Valla extended this notion of persuasion to the Scripture itself. This is essential, as Valla was himself pioneering textual criticism. Instead of applying his intellectual skepticism to the Scriptures, however, Valla insisted that there was an “interior sensus,” something that “touches the individual’s emotions and, so, represented a rhetorical approach to understanding” (70). Wright points out that Valla believed the Scripture to transport the soul to a “loftier place,” even effecting proper exegesis. This was not Platonic though, for “like Luther, Valla did not confuse spiritual matters with eternal ideas in the mind, but rather understood scriptural truths as a reality, separate from the mind, which affected the will and the heard” (70).
Wright’s concluding paragraph on Valla displays how significant all of this is for understanding Martin Luther:
It is clear that Valla developed a new rhetorical philosophy, which was based on his humanistic epistemology. It is important to note that Valla’s beginning point was epistemological. Words were actions in God and in humankind. It was trhough the Word that people understood God’s revelation (God’s Word was His action), and people created their understanding thereof through words. But, in addition, with this epistemology, he prepared the way for Luther by promoting a Pauline understanding of Scripture, the mystery of predestination and free will, and the emphasis on appealing to the heart rather than the intellect.

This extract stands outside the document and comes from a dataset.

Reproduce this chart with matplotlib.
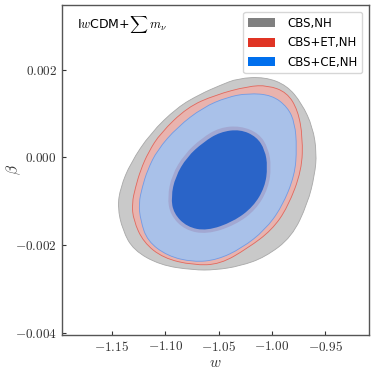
import numpy as np
import matplotlib
matplotlib.use('Agg')
import matplotlib.pyplot as plt
from matplotlib.path import Path
from matplotlib.patches import PathPatch, Patch
from matplotlib.ticker import FixedLocator, FuncFormatter

plt.rcParams['mathtext.fontset'] = 'cm'

# contour boundaries (w, beta)
gray95_w = [-1.0486, -1.0318, -1.0066, -0.9861, -0.9721, -0.9618, -0.9581, -0.9600,
            -0.9665, -0.9814, -1.0066, -1.0299, -1.0533, -1.0738, -1.1046, -1.1298,
            -1.1400, -1.1447, -1.1419, -1.1326, -1.1139, -1.0887, -1.0673]
gray95_b = [0.00164, 0.00180, 0.00183, 0.00164, 0.00123, 0.00069, 0.00010, -0.00040,
            -0.00104, -0.00181, -0.00227, -0.00247, -0.00256, -0.00256, -0.00245, -0.00211,
            -0.00165, -0.00113, -0.00068, -0.00013, 0.00055, 0.00114, 0.00144]

red95_w = [-1.0225, -1.0038, -0.9861, -0.9758, -0.9712, -0.9721, -0.9852, -1.0001,
           -1.0225, -1.0486, -1.0738, -1.1018, -1.1204, -1.1298, -1.1312, -1.1279,
           -1.1232, -1.1158, -1.1046, -1.0794, -1.0533]
red95_b = [0.00162, 0.00164, 0.00148, 0.00108, 0.00046, -0.00029, -0.00113, -0.00165,
           -0.00206, -0.00243, -0.00245, -0.00229, -0.00193, -0.00143, -0.00104, -0.00068,
           -0.00029, 0.00012, 0.00055, 0.00114, 0.00142]

blue95_w = [-1.0225, -1.0001, -0.9852, -0.9786, -0.9768, -0.9786, -0.9908, -1.0066,
            -1.0281, -1.0514, -1.0738, -1.0980, -1.1167, -1.1232, -1.1248, -1.1216,
            -1.1167, -1.1074, -1.0887, -1.0645, -1.0421]
blue95_b = [0.00146, 0.00142, 0.00114, 0.00078, 0.00023, -0.00040, -0.00113, -0.00165,
            -0.00206, -0.00233, -0.00238, -0.00224, -0.00190, -0.00143, -0.00104, -0.00068,
            -0.00029, 0.00017, 0.00069, 0.00114, 0.00137]

red68_w = [-1.0299, -1.0122, -1.0034, -1.0006, -1.0034, -1.0150, -1.0346, -1.0610,
           -1.0817, -1.0952, -1.0980, -1.0938, -1.0822, -1.0659, -1.0491]
red68_b = [0.00072, 0.00055, 0.00021, -0.00021, -0.00070, -0.00119, -0.00154, -0.00175,
           -0.00165, -0.00131, -0.00090, -0.00040, 0.00007, 0.00044, 0.00068]

blue68_w = [-1.0299, -1.0144, -1.0066, -1.0041, -1.0066, -1.0175, -1.0362, -1.0610,
            -1.0797, -1.0922, -1.0946, -1.0906, -1.0797, -1.0642, -1.0486]
blue68_b = [0.00064, 0.00047, 0.00017, -0.00021, -0.00067, -0.00112, -0.00146, -0.00167,
            -0.00158, -0.00127, -0.00090, -0.00044, 0.00001, 0.00035, 0.00058]

labels = ['CBS,NH', 'CBS+ET,NH', 'CBS+CE,NH']
label_colors = ['#808080', '#e03424', '#006FED']

w_ticks = [-1.15, -1.10, -1.05, -1.00, -0.95]
b_ticks = [-0.004, -0.002, 0.000, 0.002]


def smooth_patch(ws, bs, **kw):
    # closed quadratic spline: points are control points, midpoints on the curve
    pts = np.column_stack([ws, bs])
    mids = (pts + np.roll(pts, -1, axis=0)) / 2
    verts = [mids[-1]]
    codes = [Path.MOVETO]
    for p, m in zip(pts, mids):
        verts += [p, m]
        codes += [Path.CURVE3, Path.CURVE3]
    return PathPatch(Path(verts, codes), **kw)


fig = plt.figure(figsize=(3.74, 3.74), dpi=100)
ax = fig.add_axes([0.165, 0.104, 0.822, 0.883])

ax.add_patch(smooth_patch(gray95_w, gray95_b, facecolor='#c9c9c9', edgecolor='#a8a8a8', lw=0.6))
ax.add_patch(smooth_patch(red95_w, red95_b, facecolor='#e9b3ae', edgecolor='#e2675c', lw=0.6))
ax.add_patch(smooth_patch(blue95_w, blue95_b, facecolor='#a9c1e9', edgecolor='#6f9be6', lw=0.6))
ax.add_patch(smooth_patch(red68_w, red68_b, facecolor='#a2a8d2', edgecolor='none'))
ax.add_patch(smooth_patch(blue68_w, blue68_b, facecolor='#2a64c8', edgecolor='none'))

ax.set_xlim(-1.197, -0.909)
ax.set_ylim(-0.00404, 0.00347)
ax.xaxis.set_major_locator(FixedLocator(w_ticks))
ax.yaxis.set_major_locator(FixedLocator(b_ticks))
ax.xaxis.set_major_formatter(FuncFormatter(lambda v, p: r'$%.2f$' % v))
ax.yaxis.set_major_formatter(FuncFormatter(lambda v, p: r'$%.3f$' % v))
ax.tick_params(direction='in', length=3, width=0.8, labelsize=9.5, colors='#333333')
for s in ax.spines.values():
    s.set_color('#555555')
    s.set_linewidth(1.0)

ax.set_xlabel(r'$w$', fontsize=11, color='#333333', va='center')
ax.set_ylabel(r'$\beta$', fontsize=11, color='#333333', va='center', ha='center')
ax.xaxis.set_label_coords(0.5, -0.084)
ax.yaxis.set_label_coords(-0.155, 0.5)

ax.text(0.05, 0.94, r'I$w$CDM+$\sum\, m_{\nu}$', transform=ax.transAxes,
        fontsize=9, va='center', ha='left')

handles = [Patch(facecolor=c, edgecolor='none') for c in label_colors]
ax.legend(handles, labels, loc='upper right', fontsize=8.5, handlelength=2.3,
          handleheight=0.8, labelspacing=0.55, borderaxespad=0.6, handletextpad=1.0)

fig.savefig('out.png', dpi=100)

Wright follows Valla with a brief look at the Italian Neoplatonists. Of these, he specifically interacts with Ficino, Pico, and Giles of Viterbo. Each of these men engaged in a synthesis of Christianity and pagan philosophy, with Pico even venturing into Cabala. Intriguing as each of these men are, none play any significant role in Luther’s intellectual formation. Wright also mentions the critics of these men, but these too are minimally influential for Martin Luther. What they did manage to do, however, was increase the skeptical climate to which Luther would emerge and, with Valla’s lead, offer a solution to skepticism in the Word.